- Stated problem -
From the entries that follow, gather each line holding the word "seaborn".

- Code that draws figures -
_ _ _
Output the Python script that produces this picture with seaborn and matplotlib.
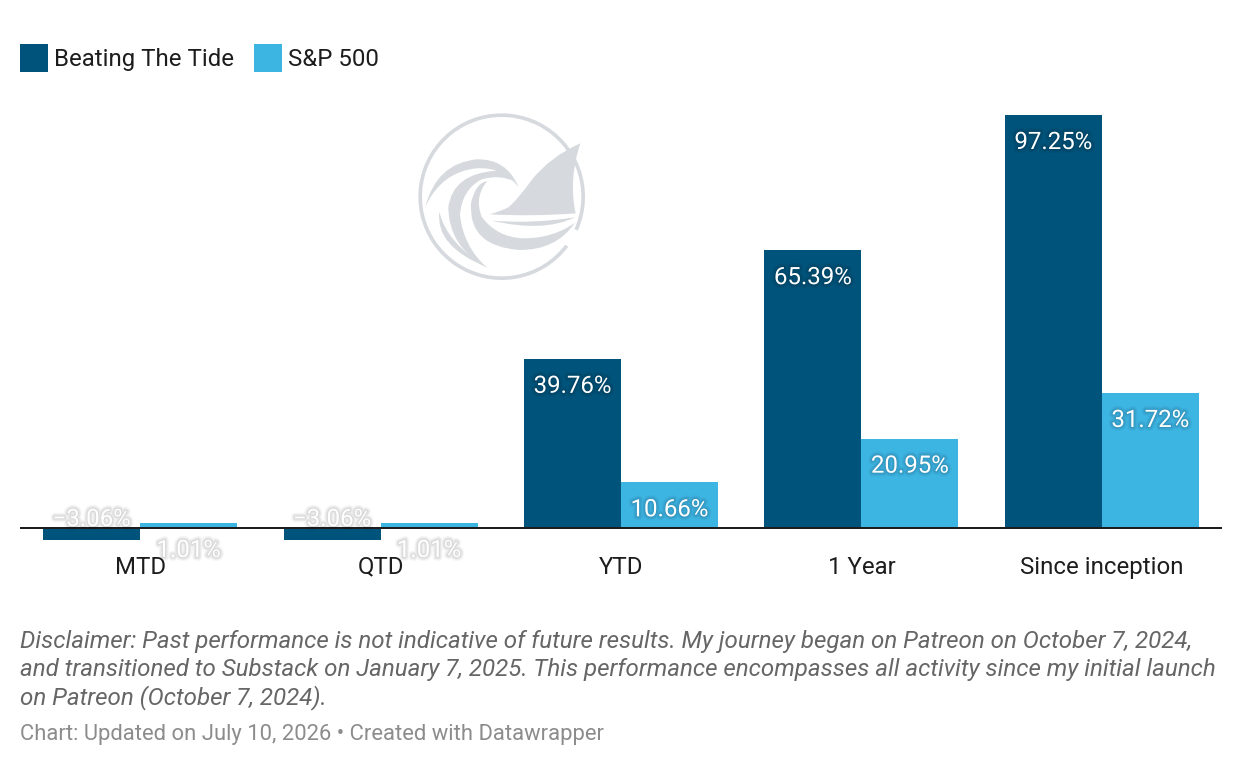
import matplotlib
matplotlib.use("Agg")
import matplotlib.pyplot as plt
import matplotlib.patheffects as pe
from matplotlib.patches import PathPatch, Wedge
from matplotlib.path import Path
import pandas as pd
import seaborn as sns

periods = ["MTD", "QTD", "YTD", "1 Year", "Since inception"]
beating_the_tide = [-3.06, -3.06, 39.76, 65.39, 97.25]
sp_500 = [1.01, 1.01, 10.66, 20.95, 31.72]
series_names = ["Beating The Tide", "S&P 500"]
series_colors = ["#00537A", "#3DB5E3"]

disclaimer_lines = [
    "Disclaimer: Past performance is not indicative of future results. My journey began on Patreon on October 7, 2024,",
    "and transitioned to Substack on January 7, 2025. This performance encompasses all activity since my initial launch",
    "on Patreon (October 7, 2024).",
]
credit = "Chart: Updated on July 10, 2026 • Created with Datawrapper"

W, H = 1242, 766
PX = 0.72  # points per pixel at 100 dpi
ZERO_Y, TOP_Y, AX_TOP, AX_BOTTOM = 527.5, 115.0, 100.0, 552.0
px_per_unit = (ZERO_Y - TOP_Y) / max(beating_the_tide)

sns.set_theme(style="white")
plt.rcParams["font.family"] = ["Roboto", "DejaVu Sans"]

fig = plt.figure(figsize=(W / 100, H / 100), dpi=100, facecolor="white")
ax = fig.add_axes([20 / W, 1 - AX_BOTTOM / H, 1202 / W, (AX_BOTTOM - AX_TOP) / H])

df = pd.DataFrame({
    "period": periods * 2,
    "value": beating_the_tide + sp_500,
    "series": [series_names[0]] * 5 + [series_names[1]] * 5,
})
sns.barplot(
    data=df, x="period", y="value", hue="series", order=periods,
    hue_order=series_names, palette=series_colors, width=0.807, gap=0,
    saturation=1, legend=False, linewidth=0, edgecolor="none", ax=ax,
)
ax.set_xlim(-0.5, 4.5)
ax.set_ylim((ZERO_Y - AX_BOTTOM) / px_per_unit, (ZERO_Y - AX_TOP) / px_per_unit)
ax.set_xlabel("")
ax.set_ylabel("")
ax.set_yticks([])
ax.tick_params(axis="x", length=0, pad=2.6, labelsize=24 * PX, labelcolor="#1d1d1d")
for spine in ax.spines.values():
    spine.set_visible(False)
ax.patch.set_alpha(0)
ax.axhline(0, color="#1d1d1d", lw=2 * PX, zorder=5)

# Value labels: inside the bar end when it fits, otherwise across the baseline
halo = [
    pe.Stroke(linewidth=5.5, foreground="#000000", alpha=0.04),
    pe.Stroke(linewidth=3.5, foreground="#000000", alpha=0.06),
    pe.Stroke(linewidth=1.5, foreground="#000000", alpha=0.06),
    pe.Normal(),
]
for container in ax.containers:
    for bar in container:
        value = bar.get_height() if bar.get_y() == 0 else bar.get_y()
        xc = bar.get_x() + bar.get_width() / 2
        if value > 5:
            y, dy = value, -25
        elif value < 0:
            y, dy = 0, 10.5
        else:
            y, dy = 0, -20.5
        ax.annotate(
            f"{value:.2f}%".replace("-", "\u2212"), xy=(xc, y),
            xytext=(0, dy * PX), textcoords="offset points",
            ha="center", va="center_baseline", color="white",
            fontsize=24 * PX, path_effects=halo, zorder=6,
        )

ax.legend(
    handles=[ax.containers[0], ax.containers[1]], labels=series_names,
    loc="upper left", bbox_to_anchor=(20 / W, 1 - 44 / H),
    bbox_transform=fig.transFigure, ncol=2, frameon=False, borderpad=0,
    borderaxespad=0, fontsize=24 * PX, labelcolor="#1d1d1d",
    handlelength=28 / 24, handleheight=1.418, handletextpad=5.5 / 24,
    columnspacing=20.5 / 24,
)

# Circular sail-and-wave emblem behind the bars
logo_ax = fig.add_axes([400 / W, 1 - 290 / H, 200 / W, 190 / H], zorder=-1)
logo_ax.set_xlim(0, 600)
logo_ax.set_ylim(570, 0)
logo_ax.axis("off")
LOGO = "#D6DADE"
logo_ax.add_patch(Wedge((305, 290), 250, 37, 384, width=11,
                        facecolor=LOGO, edgecolor="none"))
M, L, C, Z = Path.MOVETO, Path.LINETO, Path.CURVE3, Path.CLOSEPOLY


def shape(points, codes):
    logo_ax.add_patch(PathPatch(Path(points, codes), facecolor=LOGO, edgecolor="none"))


# Sail
shape([(541, 130), (450, 170), (395, 240), (352, 300), (325, 322), (300, 335), (268, 343),
       (400, 350), (527, 340), (505, 240), (541, 130), (541, 130)],
      [M, C, C, C, C, C, C, C, C, C, C, Z])
# Water stroke
shape([(275, 362), (400, 372), (525, 352), (430, 398), (275, 362), (275, 362)],
      [M, C, C, C, C, Z])
# Outer wave crest
shape([(76, 320), (110, 190), (230, 178), (320, 175), (356, 262), (310, 200), (230, 205),
       (125, 215), (76, 320), (76, 320)],
      [M, C, C, C, C, C, C, C, C, Z])
# Middle wave
shape([(262, 504), (145, 440), (145, 320), (160, 220), (290, 212), (335, 222), (345, 245),
       (300, 222), (245, 238), (185, 270), (180, 345), (190, 440), (262, 504), (262, 504)],
      [M, C, C, C, C, C, C, C, C, C, C, C, C, Z])
# Inner wave sweeping into the water
shape([(525, 368), (470, 450), (360, 450), (205, 440), (213, 310), (225, 250), (262, 243),
       (222, 290), (245, 350), (290, 412), (370, 415), (460, 415), (525, 368), (525, 368)],
      [M, C, C, C, C, C, C, C, C, C, C, C, C, Z])
# Thin trailing stroke on the left
shape([(118, 335), (105, 440), (262, 502), (140, 430), (118, 335), (118, 335)],
      [M, C, C, C, C, Z])

for line, y_px in zip(disclaimer_lines, [639, 667, 695]):
    fig.text(20 / W, 1 - y_px / H, line, ha="left", va="center_baseline", style="italic",
             fontsize=24.17 * PX, color="#666666")
fig.text(20 / W, 1 - 732 / H, credit, ha="left", va="center_baseline",
         fontsize=21.96 * PX, color="#8c8c8c")

fig.savefig("out.png", dpi=100, facecolor="white")
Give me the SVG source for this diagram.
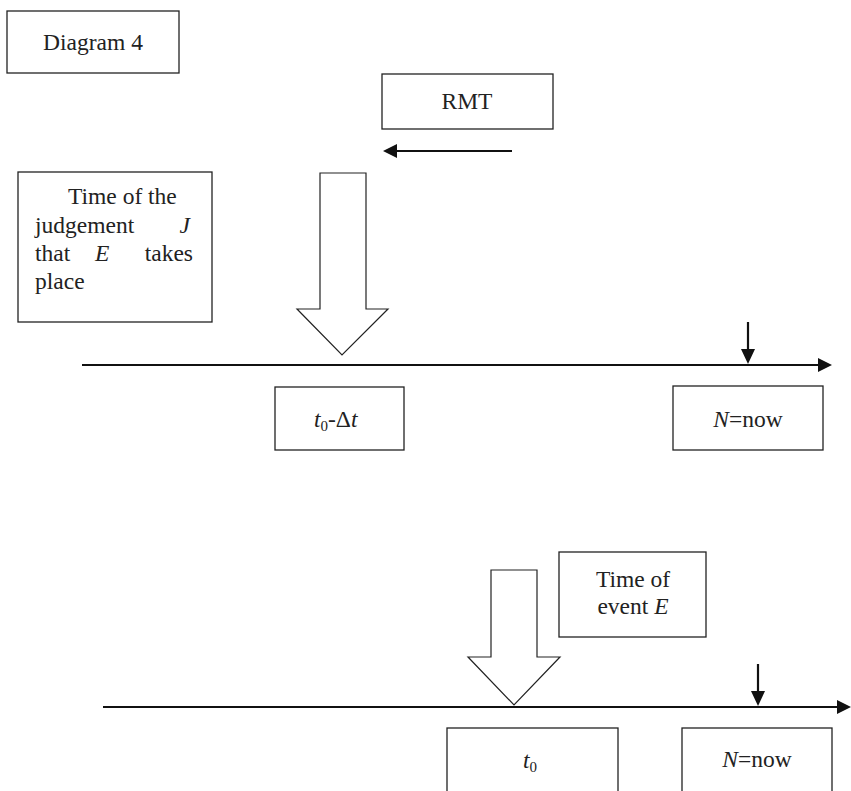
<svg xmlns="http://www.w3.org/2000/svg" width="851" height="791" viewBox="0 0 851 791">
<style>
  .box { fill: #fff; stroke: #222; stroke-width: 1.3; }
  .hollow { fill: #fff; stroke: #222; stroke-width: 1.2; stroke-linejoin: miter; }
  .line { stroke: #111; stroke-width: 2.2; fill: none; }
  .head { fill: #111; stroke: none; }
  text { font-family: "Liberation Serif", "Times New Roman", serif; font-size: 23.5px; fill: #222; }
  .c { text-anchor: middle; }
  .e { text-anchor: end; }
  .i { font-style: italic; }
  .sub { font-size: 15px; }
</style>
<rect width="851" height="791" fill="#fff"/>

<g id="diagram-title">
  <rect class="box" x="7" y="11" width="172" height="62"/>
  <text class="c" x="93" y="50">Diagram 4</text>
</g>

<g id="rmt">
  <rect class="box" x="382" y="74" width="171" height="55"/>
  <text class="c" x="467" y="109">RMT</text>
</g>

<g id="judgement">
  <rect class="box" x="18" y="172" width="194" height="150"/>
  <text x="68" y="204">Time of the</text>
  <text x="35" y="233">judgement</text>
  <text class="e i" x="190" y="233">J</text>
  <text x="35" y="261">that</text>
  <text class="i" x="95" y="261">E</text>
  <text class="e" x="193" y="261">takes</text>
  <text x="35" y="289">place</text>
</g>

<g id="t0-dt">
  <rect class="box" x="275" y="387" width="129" height="63"/>
  <text x="314" y="427"><tspan class="i">t</tspan><tspan class="sub" dy="4">0</tspan><tspan dy="-4">-</tspan><tspan>Δ</tspan><tspan class="i">t</tspan></text>
</g>

<g id="now-1">
  <rect class="box" x="673" y="386" width="150" height="64"/>
  <text class="c" x="748" y="427"><tspan class="i">N</tspan>=now</text>
</g>

<g id="event">
  <rect class="box" x="559" y="552" width="147" height="85"/>
  <text class="c" x="633" y="587">Time of</text>
  <text class="c" x="633" y="614">event <tspan class="i">E</tspan></text>
</g>

<g id="t0">
  <rect class="box" x="447" y="728" width="171" height="80"/>
  <text x="523" y="768"><tspan class="i">t</tspan><tspan class="sub" dy="4">0</tspan></text>
</g>

<g id="now-2">
  <rect class="box" x="682" y="728" width="150" height="80"/>
  <text class="c" x="757" y="767"><tspan class="i">N</tspan>=now</text>
</g>

<g id="connectors">
  <!-- RMT direction arrow -->
  <line class="line" x1="512" y1="151" x2="395" y2="151"/>
  <polygon class="head" points="383,151 397,144 397,158"/>

  <!-- hollow arrow 1 -->
  <polygon class="hollow" points="320,173 366,173 366,309 388,309 342,355 297,309 320,309"/>

  <!-- timeline 1 -->
  <line class="line" x1="82" y1="365" x2="820" y2="365"/>
  <polygon class="head" points="832,365 818,358 818,372"/>
  <line class="line" x1="748" y1="322" x2="748" y2="351"/>
  <polygon class="head" points="748,364 741,349 755,349"/>

  <!-- hollow arrow 2 -->
  <polygon class="hollow" points="491,570 537,570 537,657 560,657 514,705 468,657 491,657"/>

  <!-- timeline 2 -->
  <line class="line" x1="103" y1="707" x2="840" y2="707"/>
  <polygon class="head" points="851,707 837,700 837,714"/>
  <line class="line" x1="758" y1="664" x2="758" y2="693"/>
  <polygon class="head" points="758,706 751,691 765,691"/>
</g>
</svg>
_ _ _
- Answer to this problem -
Output the Python script that produces this picture with seaborn and matplotlib.
import seaborn as sns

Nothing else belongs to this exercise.